Ia menjelaskan bahwa seorang juru kamera AS, yang mencoba merekam kedatangan tersebut, berjalan mundur menaiki eskalator dan mungkin secara tidak sengaja memicu mekanisme keamanan bawaan yang dirancang untuk mencegah kecelakaan.
Eskalator berhenti sekitar pukul 09.50 waktu setempat ketika Trump dan Ibu Negara melangkah, memaksa mereka naik ke lantai dua, menurut Dujarric.
"Investigasi selanjutnya, termasuk pembacaan unit pemrosesan pusat mesin, menunjukkan bahwa eskalator berhenti setelah mekanisme pengaman bawaan pada anak tangga sisir terpicu di bagian atas eskalator," ujarnya.

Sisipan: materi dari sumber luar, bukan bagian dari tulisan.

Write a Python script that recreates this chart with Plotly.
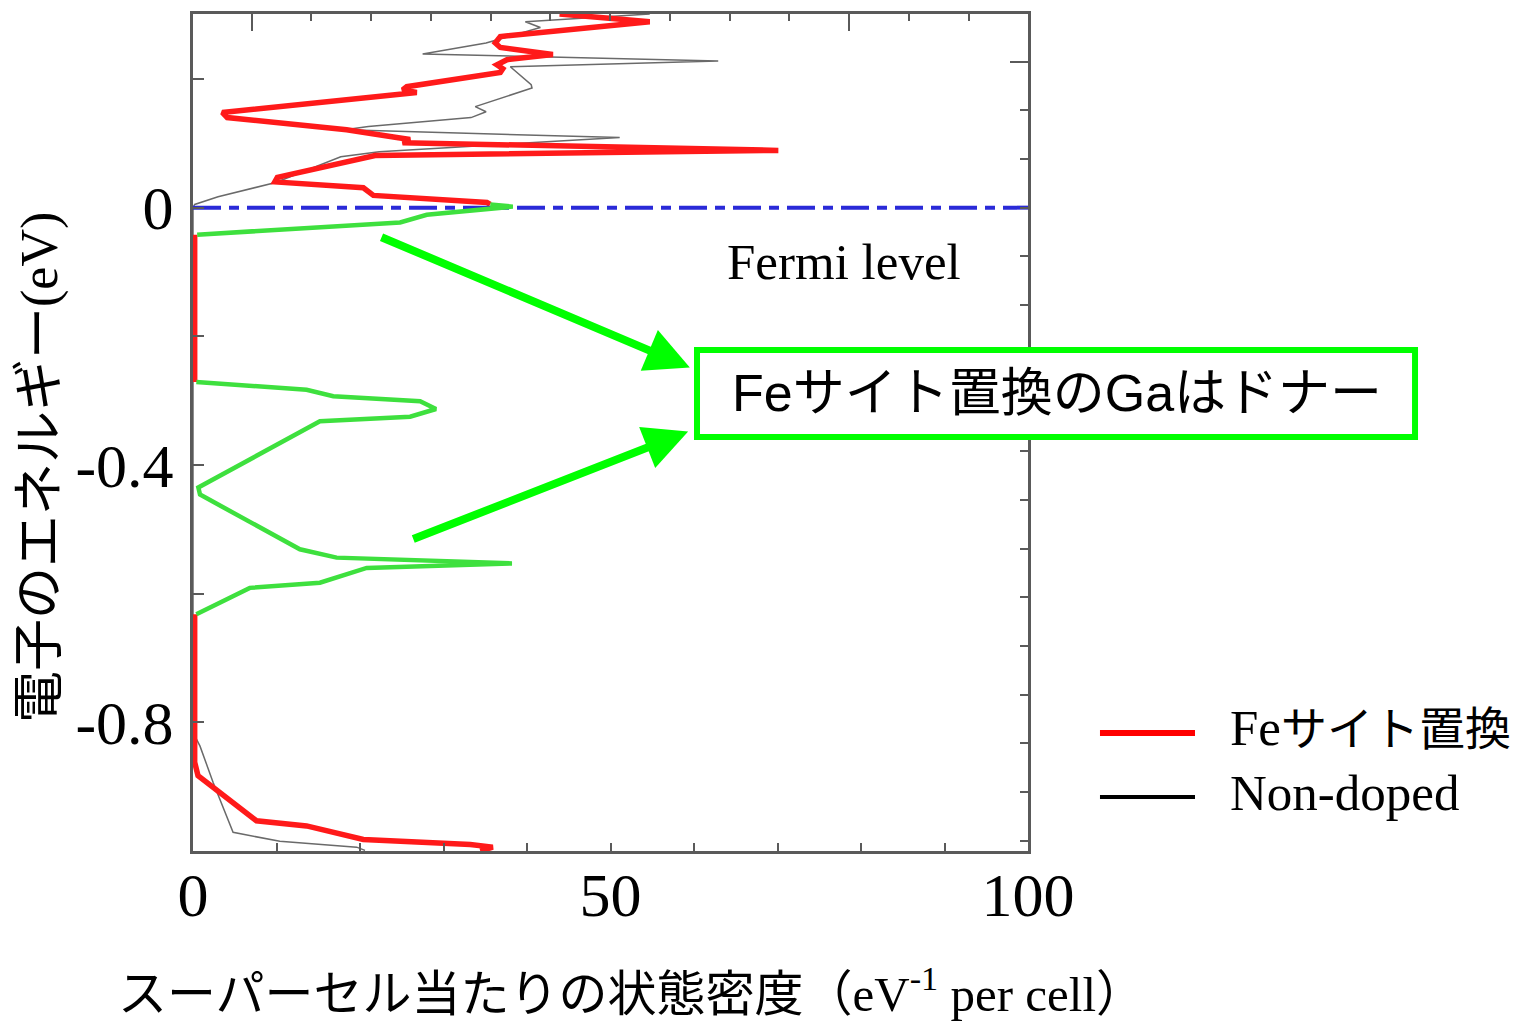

"Mekanisme pengaman ini dirancang untuk mencegah orang atau benda secara tidak sengaja tersangkut atau tertarik ke roda gigi. Videografer mungkin secara tidak sengaja memicu fungsi pengaman yang dijelaskan di atas," tambahnya.

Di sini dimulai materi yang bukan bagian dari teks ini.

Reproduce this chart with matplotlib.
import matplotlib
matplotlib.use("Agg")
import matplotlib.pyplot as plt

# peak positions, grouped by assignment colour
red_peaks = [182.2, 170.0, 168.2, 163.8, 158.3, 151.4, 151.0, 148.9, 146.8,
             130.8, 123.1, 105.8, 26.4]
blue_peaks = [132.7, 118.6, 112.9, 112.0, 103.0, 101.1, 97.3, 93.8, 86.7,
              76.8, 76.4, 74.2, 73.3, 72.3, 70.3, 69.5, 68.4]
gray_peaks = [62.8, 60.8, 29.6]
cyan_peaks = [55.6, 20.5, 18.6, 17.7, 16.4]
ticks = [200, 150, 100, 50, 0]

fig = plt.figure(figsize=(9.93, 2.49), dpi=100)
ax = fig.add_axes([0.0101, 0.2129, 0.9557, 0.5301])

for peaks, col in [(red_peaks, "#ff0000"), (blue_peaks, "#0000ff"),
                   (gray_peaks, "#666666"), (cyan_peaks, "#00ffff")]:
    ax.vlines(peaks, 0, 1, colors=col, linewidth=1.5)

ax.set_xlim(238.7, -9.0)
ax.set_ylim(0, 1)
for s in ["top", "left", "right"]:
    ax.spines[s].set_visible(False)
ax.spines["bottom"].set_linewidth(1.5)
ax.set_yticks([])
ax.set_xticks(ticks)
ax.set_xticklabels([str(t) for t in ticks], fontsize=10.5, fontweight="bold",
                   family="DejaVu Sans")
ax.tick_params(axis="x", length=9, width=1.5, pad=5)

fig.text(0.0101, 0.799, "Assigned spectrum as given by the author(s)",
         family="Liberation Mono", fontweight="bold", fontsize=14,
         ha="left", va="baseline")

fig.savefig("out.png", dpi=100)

Mengenai teleprompter, ia menambahkan dengan datar: "Kami tidak memiliki komentar, karena teleprompter untuk presiden AS dioperasikan oleh Gedung Putih."
Sementara itu, Presiden Prancis Emmanuel Macron menelepon Trump pada hari Senin waktu setempat untuk memintanya turun tangan setelah mobilnya dihentikan oleh polisi Kota New York agar iring-iringan Trump dapat lewat. Panggilan telepon itu tidak membantu membuka blokir jalan.
Berada di New York untuk menghadiri Sidang Umum PBB dan bergegas menuju pertemuan dari markas besar PBB, Macron terkejut ketika polisi memintanya untuk tidak melanjutkan perjalanan karena jalan diblokir oleh konvoi Presiden AS Donald Trump.
Maka ia meraih teleponnya. "Saya menunggu di jalan karena semuanya macet untukmu," kata Macron kepada Trump dalam bahasa Inggrisnya yang fasih, menurut rekaman yang disiarkan oleh BFMTV dan media daring Brut sebagaimana dilansir dari France24.
Panggilan telepon itu tidak berhasil membuka jalan yang macet. Macron tetap berjalan kaki menuju pertemuannya, yang katanya berlangsung di konsulat Prancis. Ia seharusnya makan malam dengan Sekretaris Jenderal PBB Antonio Guterres.
Namun, berjalan kaki memungkinkannya untuk melanjutkan obrolan dan berdiskusi dengan pemimpin Amerika tersebut, dengan Macron mengatakan ia juga ingin membahas situasi di Gaza, selain Qatar.
"Presiden memanfaatkan kesempatan itu untuk menelepon Donald Trump, sambil berjalan kaki, untuk percakapan yang sangat hangat dan ramah, yang memungkinkannya untuk mendapatkan informasi terbaru tentang beberapa isu internasional," kata seorang pejabat kepresidenan Prancis, yang meminta untuk tidak disebutkan namanya.
Trump telah mengkritik keras pengakuan Macron atas negara Palestina di PBB. Namun, kedua pria tersebut dikatakan memiliki hubungan pribadi yang hangat, yang ditandai dengan jabat tangan yang erat dan panjang, serta undangan pemimpin Prancis tersebut untuk menghadiri pembukaan kembali Katedral Notre-Dame di Paris, bahkan sebelum ia dilantik untuk masa jabatan keduanya.